▶ _Aim of the exercise_: Below is a listing; write it out exactly and drop any images from it.

□ □ □ □ □ □ □

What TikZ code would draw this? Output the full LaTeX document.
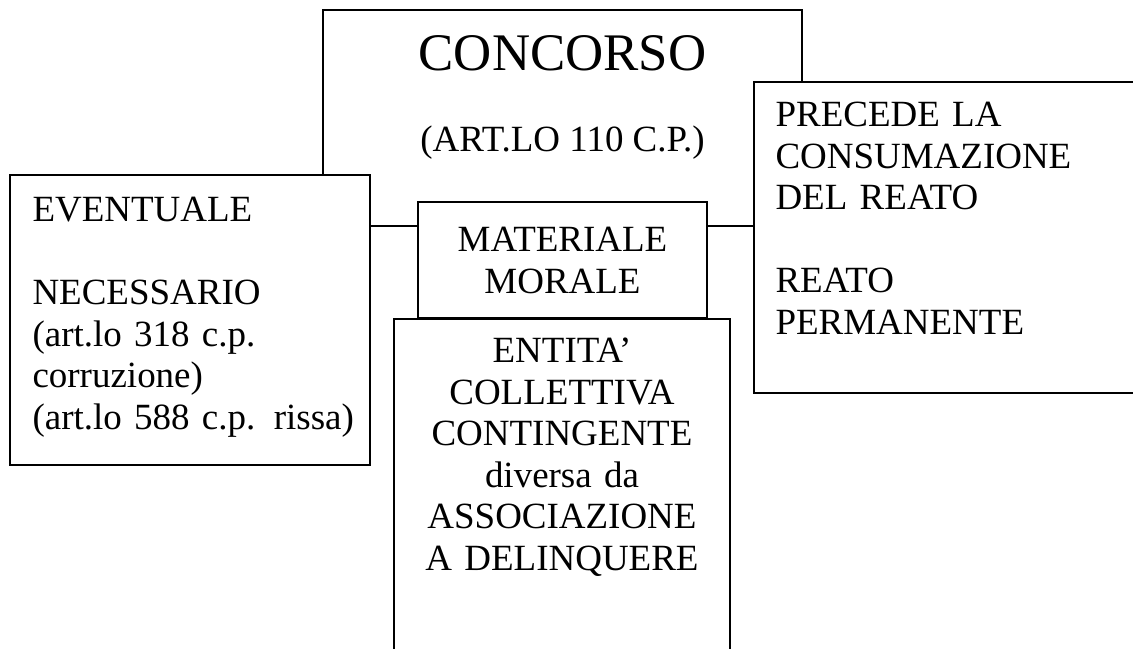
\documentclass[tikz,border=0pt]{standalone}
\usepackage{fontspec}
\setmainfont{Liberation Serif}
\usetikzlibrary{positioning}
\tikzset{
  box/.style={draw, fill=white, line width=0.6pt, inner sep=0pt, outer sep=0pt},
  txt/.style={inner sep=0pt, font=\fontsize{14}{15.7}\selectfont}
}

\begin{document}
\begin{tikzpicture}[x=0.3786pt, y=-0.3786pt]
  \def\px{0.3786pt}
  \useasboundingbox (0,0) rectangle (1133,649);
  \clip (0,0) rectangle (1133,649);
  \foreach \n/\a/\b/\c/\d in {
    concorso/323/10/802/226,
    eventuale/10/175/370/465,
    precede/754/82/1160/393,
    materiale/418/202/707/318,
    entita/394/319/730/700
  }{
    \node[box, minimum width={(\c-\a)*\px}, minimum height={(\d-\b)*\px}] (\n) at ({(\a+\c)/2},{(\b+\d)/2}) {};
  }
  \node[txt, font=\fontsize{20}{24}\selectfont, anchor=base] (concorsotitle) at (562.5,71) {CONCORSO};
  \node[txt, anchor=base] (concorsoart) at (562.5,152) {(ART.LO 110 C.P.)};
  \node[txt, anchor=base west, text width={335*\px}, align=left] (eventualetxt) at (32,222)
    {EVENTUALE\\[15.7pt] NECESSARIO\\(art.lo 318 c.p.\\corruzione)\\(art.lo 588 c.p. rissa)};
  \node[txt, anchor=base west, text width={350*\px}, align=left] (precedetxt) at (775,127)
    {PRECEDE LA\\CONSUMAZIONE\\DEL REATO\\[15.7pt] REATO\\PERMANENTE};
  \node[txt, anchor=base, text width={280*\px}, align=center] (materialetxt) at (562.5,252)
    {MATERIALE\\MORALE};
  \node[txt, anchor=base, text width={330*\px}, align=center] (entitatxt) at (562,363)
    {ENTITA’\\COLLETTIVA\\CONTINGENTE\\diversa da\\ASSOCIAZIONE\\A DELINQUERE};
\end{tikzpicture}
\end{document}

□ □ □ □ □ □ □

▶ _Exercise result_:
What TikZ code would draw this? Output the full LaTeX document.
\documentclass[tikz,border=0pt]{standalone}
\usepackage{fontspec}
\setmainfont{Liberation Serif}
\usetikzlibrary{positioning}
\tikzset{
  box/.style={draw, fill=white, line width=0.6pt, inner sep=0pt, outer sep=0pt},
  txt/.style={inner sep=0pt, font=\fontsize{14}{15.7}\selectfont}
}

\begin{document}
\begin{tikzpicture}[x=0.3786pt, y=-0.3786pt]
  \def\px{0.3786pt}
  \useasboundingbox (0,0) rectangle (1133,649);
  \clip (0,0) rectangle (1133,649);
  \foreach \n/\a/\b/\c/\d in {
    concorso/323/10/802/226,
    eventuale/10/175/370/465,
    precede/754/82/1160/393,
    materiale/418/202/707/318,
    entita/394/319/730/700
  }{
    \node[box, minimum width={(\c-\a)*\px}, minimum height={(\d-\b)*\px}] (\n) at ({(\a+\c)/2},{(\b+\d)/2}) {};
  }
  \node[txt, font=\fontsize{20}{24}\selectfont, anchor=base] (concorsotitle) at (562.5,71) {CONCORSO};
  \node[txt, anchor=base] (concorsoart) at (562.5,152) {(ART.LO 110 C.P.)};
  \node[txt, anchor=base west, text width={335*\px}, align=left] (eventualetxt) at (32,222)
    {EVENTUALE\\[15.7pt] NECESSARIO\\(art.lo 318 c.p.\\corruzione)\\(art.lo 588 c.p. rissa)};
  \node[txt, anchor=base west, text width={350*\px}, align=left] (precedetxt) at (775,127)
    {PRECEDE LA\\CONSUMAZIONE\\DEL REATO\\[15.7pt] REATO\\PERMANENTE};
  \node[txt, anchor=base, text width={280*\px}, align=center] (materialetxt) at (562.5,252)
    {MATERIALE\\MORALE};
  \node[txt, anchor=base, text width={330*\px}, align=center] (entitatxt) at (562,363)
    {ENTITA’\\COLLETTIVA\\CONTINGENTE\\diversa da\\ASSOCIAZIONE\\A DELINQUERE};
\end{tikzpicture}
\end{document}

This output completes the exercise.